▼

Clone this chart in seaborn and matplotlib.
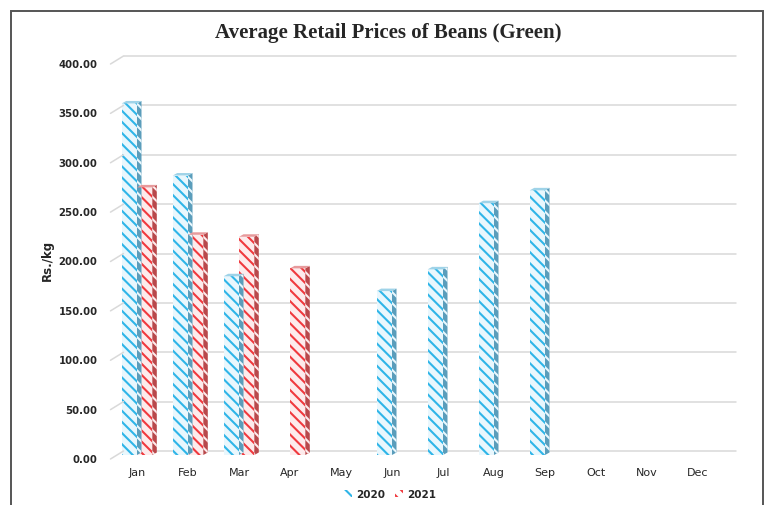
import numpy as np
import pandas as pd
import matplotlib
matplotlib.use("Agg")
import matplotlib.pyplot as plt
import matplotlib.transforms as mtransforms
from matplotlib.patches import Polygon, Patch, Rectangle
from matplotlib.lines import Line2D
import seaborn as sns

# ---- data ----
months = ["Jan", "Feb", "Mar", "Apr", "May", "Jun", "Jul", "Aug", "Sep", "Oct", "Nov", "Dec"]
prices_2020 = [356, 283, 181, np.nan, np.nan, 166, 188, 255, 268, np.nan, np.nan, np.nan]
prices_2021 = [271, 223, 221, 189, np.nan, np.nan, np.nan, np.nan, np.nan, np.nan, np.nan, np.nan]
years = ["2020", "2021"]
yticks = [0, 50, 100, 150, 200, 250, 300, 350, 400]
title = "Average Retail Prices of Beans (Green)"
ylabel = "Rs./kg"

stripe = {"2020": "#2FB5E8", "2021": "#F0393E"}
tint = {"2020": "#E9F7FD", "2021": "#FDEBEC"}
side = {"2020": "#5A9DBB", "2021": "#B9484B"}
topc = {"2020": "#9FD3E8", "2021": "#E79A9C"}

df = pd.DataFrame({
    "month": months * 2,
    "year": ["2020"] * 12 + ["2021"] * 12,
    "price": prices_2020 + prices_2021,
}).dropna()

sns.set_style("white")
plt.rcParams["hatch.linewidth"] = 1.5

fig = plt.figure(figsize=(7.66, 5.06), dpi=100)
ax = fig.add_axes([111.5 / 766, 50 / 506, 612 / 766, 395 / 506])

sns.barplot(data=df, x="month", y="price", hue="year", order=months,
            hue_order=years, palette=[stripe[y] for y in years],
            width=0.6, ax=ax, legend=False, linewidth=0, saturation=1)

ax.set_ylim(0, 400)
ax.set_xlim(-0.5, 11.5)

# restyle bars: white-ish face with coloured diagonal stripes + 3D side/top
dxd = 4.5 / 51.0
dyd = 2.5 / 0.9875
for p in list(ax.patches):
    if not isinstance(p, Rectangle):
        continue
    h = p.get_height()
    if not np.isfinite(h) or h <= 0:
        continue
    fc = matplotlib.colors.to_hex(p.get_facecolor())
    yr = "2020" if fc.lower() == stripe["2020"].lower() else "2021"
    p.set_facecolor(tint[yr])
    p.set_edgecolor(stripe[yr])
    p.set_hatch("\\\\\\")
    p.set_linewidth(0)
    x, w = p.get_x(), p.get_width()
    sp = Polygon([(x + w, 0), (x + w, h), (x + w + dxd, h + dyd), (x + w + dxd, dyd)],
                 closed=True, facecolor=side[yr], edgecolor=tint[yr], hatch="\\\\\\",
                 linewidth=0, zorder=p.get_zorder())
    ax.add_patch(sp)
    tp = Polygon([(x, h), (x + w, h), (x + w + dxd, h + dyd), (x + dxd, h + dyd)],
                 closed=True, facecolor=topc[yr], edgecolor="none", linewidth=0,
                 zorder=p.get_zorder())
    ax.add_patch(tp)

# back-wall gridlines with 3D stubs
grid_tr = mtransforms.offset_copy(ax.get_yaxis_transform(), fig=fig, x=12, y=4, units="dots")
ident = mtransforms.IdentityTransform()
for v in yticks:
    ax.plot([0, 1], [v, v], transform=grid_tr, color="#D9D9D9", lw=1.1,
            clip_on=False, zorder=0)
    p0 = ax.get_yaxis_transform().transform((0, v))
    fig.lines.append(Line2D([p0[0] - 1, p0[0] + 12], [p0[1] - 4, p0[1] + 4],
                            transform=ident, color="#D9D9D9", lw=1.1, zorder=0))

for s in ax.spines.values():
    s.set_visible(False)

ax.set_yticks(yticks)
ax.set_yticklabels([f"{v:.2f}" for v in yticks], fontsize=7.3, fontweight="bold",
                   family="DejaVu Sans")
ax.tick_params(axis="y", length=0, pad=10)
ax.tick_params(axis="x", length=0, pad=9)
ax.set_xticks(range(len(months)))
ax.set_xticklabels(months, fontsize=8, family="DejaVu Sans")
off = mtransforms.ScaledTranslation(0, -3 / 100, fig.dpi_scale_trans)
for lab in ax.get_yticklabels():
    lab.set_transform(lab.get_transform() + off)

ax.set_xlabel("")
ax.set_ylabel(ylabel, fontsize=8.5, family=["Liberation Sans Narrow", "DejaVu Sans"],
              fontweight="bold")
ax.yaxis.set_label_coords((54 - 111.5) / 612, (456 - 260) / 395)

fig.text(388 / 766, 1 - 33 / 506, title, ha="center", va="center",
         fontsize=15, fontweight="bold", family="Liberation Serif")

handles = [Patch(facecolor="white", edgecolor=stripe[y], hatch="\\\\\\", linewidth=0)
           for y in years]
fig.legend(handles, years, loc="center", bbox_to_anchor=(390 / 766, 1 - 495 / 506),
           ncol=2, frameon=False, handlelength=0.7, handleheight=0.7,
           handletextpad=0.4, columnspacing=1.0,
           prop={"size": 7.5, "weight": "bold", "family": "DejaVu Sans"})

# outer chart frame
fig.patches.append(Rectangle((11, -10), 752, 506 - 12 + 10, transform=ident, fill=False,
                             edgecolor="#555555", linewidth=1.4))

fig.savefig("out.png", dpi=100)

▲

What to do: Omitting all pictures, restate exactly the lines of the material from its start through the line that contains "import seaborn as sns".

Exercise output:
Clone this chart in seaborn and matplotlib.
import numpy as np
import pandas as pd
import matplotlib
matplotlib.use("Agg")
import matplotlib.pyplot as plt
import matplotlib.transforms as mtransforms
from matplotlib.patches import Polygon, Patch, Rectangle
from matplotlib.lines import Line2D
import seaborn as sns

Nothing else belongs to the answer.